After so many “peace be upon yous” from Somalian elders with orange beards, Iraqis, Indians and African Americans, I relaxed. And after seeing handfuls of loving dads and their children I realized Muslims love their families just like I love mine. People came together from every corner of the Earth so that they might know each other.
Growing up in Maine, the Muslim community was completely invisible to me, probably because of adolescent myopia.
I knew about the Somali population in Portland and Lewiston because of our high school basketball league, but I never met anyone who identified outwardly as Muslim, who prayed five times a day, believed in Abraham, Moses, Jesus, and Mohammed, and didn’t eat pork or drink alcohol.
Eight years later I became a Muslim and returned home with some questions.
Who should I tell? Should I grow a beard? Could I wear a kufi? Where should I pray? What would my employer think?
I had a hard time reconciling my personal faith with the demands of a fast-paced delivery job where we only took 10-minute lunches.
At first when people asked I said I was growing a beard because of dreams of teaching as a professor, then I shaved it after feeling pressures at home and school.
One university official, who probably didn’t know I was practicing, probed, “Is that a Taliban beard?”
To my surprise a year later the same person helped support interfaith efforts on campus. To process all of these experiences, I wrote poetry inspired by Rumi but never attributed my name, and I only wore a kufi in the mosque.
At first I prayed quickly and hesitated to speak with anyone in the mosque because of deep fears portrayed in the media, of manipulation, or that I’d speak to a “bad egg.”
Being a white Muslim, I attracted more attention when I prayed compared to converts of color, and sometimes this white privilege led to probing personal questions from people I just met.
In my heart, I knew these combined anxieties infringed on my enjoyment of the First Amendment freedoms. Inspired by historic figures like Malcolm X, the struggles of feminists, and black women like Toni Morrison and Maya Angelou, I found the courage to tell my employer that I needed a five-minute prayer break just as others needed cigarette breaks.
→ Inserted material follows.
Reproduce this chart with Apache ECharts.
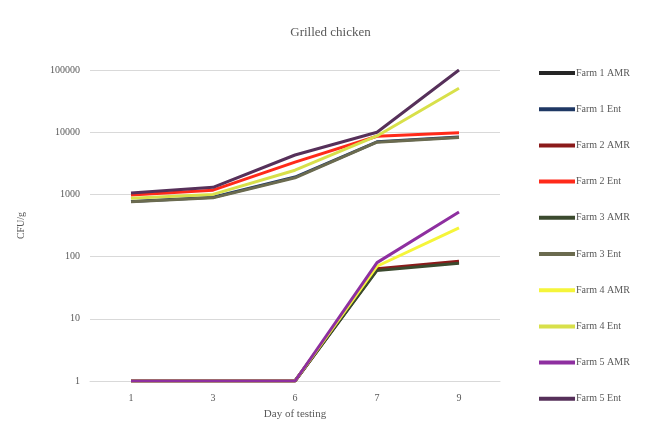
<!DOCTYPE html>
<html>
<head>
<meta charset="utf-8">
<script src="https://cdn.jsdelivr.net/npm/echarts@6/dist/echarts.min.js"></script>
<style>
  html, body { margin: 0; padding: 0; background: #fff; }
  #chart { width: 661px; height: 427px; }
</style>
</head>
<body>
<div id="chart"></div>
<script>
// Days on which the grilled chicken samples were tested
const days = ['1', '3', '6', '7', '9'];

// Series names and colours
const seriesNames = [
  'Farm 1 AMR', 'Farm 1 Ent', 'Farm 2 AMR', 'Farm 2 Ent', 'Farm 3 AMR',
  'Farm 3 Ent', 'Farm 4 AMR', 'Farm 4 Ent', 'Farm 5 AMR', 'Farm 5 Ent'
];
const seriesColors = [
  '#262626', '#1f3864', '#8b1a1a', '#ff2a1a', '#3b4a2e',
  '#6b6b4f', '#f5f53a', '#d8e04a', '#8e2fa0', '#56305a'
];

// CFU/g counts per series (1 = not detected)
const farm1AMR = [1, 1, 1, 62, 80];
const farm1Ent = [770, 900, 1900, 7000, 8400];
const farm2AMR = [1, 1, 1, 64, 84];
const farm2Ent = [980, 1170, 3300, 8600, 9800];
const farm3AMR = [1, 1, 1, 60, 78];
const farm3Ent = [760, 880, 1850, 6900, 8200];
const farm4AMR = [1, 1, 1, 70, 290];
const farm4Ent = [870, 1000, 2450, 8700, 51000];
const farm5AMR = [1, 1, 1, 80, 520];
const farm5Ent = [1050, 1300, 4300, 10000, 100000];

const seriesValues = [
  farm1AMR, farm1Ent, farm2AMR, farm2Ent, farm3AMR,
  farm3Ent, farm4AMR, farm4Ent, farm5AMR, farm5Ent
];

// Y-axis tick labels (log scale)
const yTicks = [1, 10, 100, 1000, 10000, 100000];

const textFont = '"Liberation Serif", "DejaVu Serif", serif';
const chart = echarts.init(document.getElementById('chart'), null, { renderer: 'canvas' });

chart.setOption({
  backgroundColor: '#ffffff',
  animation: false,
  title: {
    text: 'Grilled chicken',
    left: 'center',
    top: 21,
    textStyle: { fontFamily: textFont, fontSize: 13, fontWeight: 'normal', color: '#595959' }
  },
  legend: {
    orient: 'vertical',
    left: 534,
    top: 61,
    icon: 'rect',
    itemWidth: 36,
    itemHeight: 4,
    itemGap: 22.2,
    data: seriesNames.map(function (n, i) {
      return { name: n, itemStyle: { color: seriesColors[i] } };
    }),
    textStyle: { fontFamily: textFont, fontSize: 10, lineHeight: 14, height: 14, color: '#595959', padding: [0, 0, 0, -4] }
  },
  grid: { left: 90, right: 161, top: 70, bottom: 46, containLabel: false },
  xAxis: {
    type: 'category',
    data: days,
    boundaryGap: true,
    name: 'Day of testing',
    nameLocation: 'middle',
    nameGap: 28,
    nameTextStyle: { fontFamily: textFont, fontSize: 11, color: '#595959' },
    axisLine: { lineStyle: { color: '#d9d9d9' } },
    axisTick: { show: false },
    axisLabel: { fontFamily: textFont, fontSize: 10, color: '#595959', margin: 12 }
  },
  yAxis: {
    type: 'log',
    logBase: 10,
    min: yTicks[0],
    max: yTicks[yTicks.length - 1],
    name: 'CFU/g',
    nameLocation: 'middle',
    nameGap: 64,
    nameTextStyle: { fontFamily: textFont, fontSize: 10, color: '#595959' },
    axisLine: { show: false },
    axisTick: { show: false },
    splitLine: { lineStyle: { color: '#d9d9d9', width: 1 } },
    axisLabel: {
      fontFamily: textFont, fontSize: 10, color: '#595959', margin: 10,
      formatter: function (v) { return String(Math.round(v)); }
    }
  },
  series: seriesNames.map(function (n, i) {
    return {
      name: n,
      type: 'line',
      data: seriesValues[i],
      symbol: 'none',
      color: seriesColors[i],
      lineStyle: { width: 3, color: seriesColors[i] },
      itemStyle: { color: seriesColors[i] }
    };
  })
});
</script>
</body>
</html>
I regrew my beard and took better care of it with natural oils. I changed my diet to be healthier with halal meat, honey, and local greens. I even wore my kufi to the community center and public library.
At first the librarians who have known me for 15 years were shocked but something clicked and they smiled with even greater love.
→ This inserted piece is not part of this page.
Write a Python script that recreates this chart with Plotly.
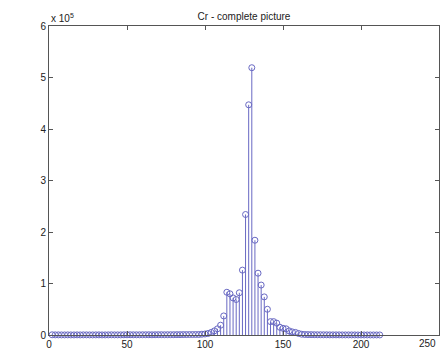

As Robert Atkinson wrote, “The world will tell you who you are until you tell the world.”
Driving around Maine I’ve seen the whole political spectrum on religious bumper stickers from “armed infidel” to “coexist.”
What’s curious is sometimes Muslims might share more social values with conservatives than people might realize.
As a Muslim in Maine I’ve run the whole gamut of expressing my views and praying in public and keeping quiet.
Practicing this religion has in many ways connected me to my hometown, other cultures and the cycles of nature more deeply.
In the end, everyone is on their own path and to try to explain one’s religion is an immense task.
As one verse says, “If the sea were ink for the words of my Lord, the sea would be spent before the words of my Lord are spent, though We brought another like it for replenishment.”
Looking out at the waters of Casco Bay I can’t helped but be humbled by these words and grateful for the hard-earned freedoms of this country. Every sunrise is a gift.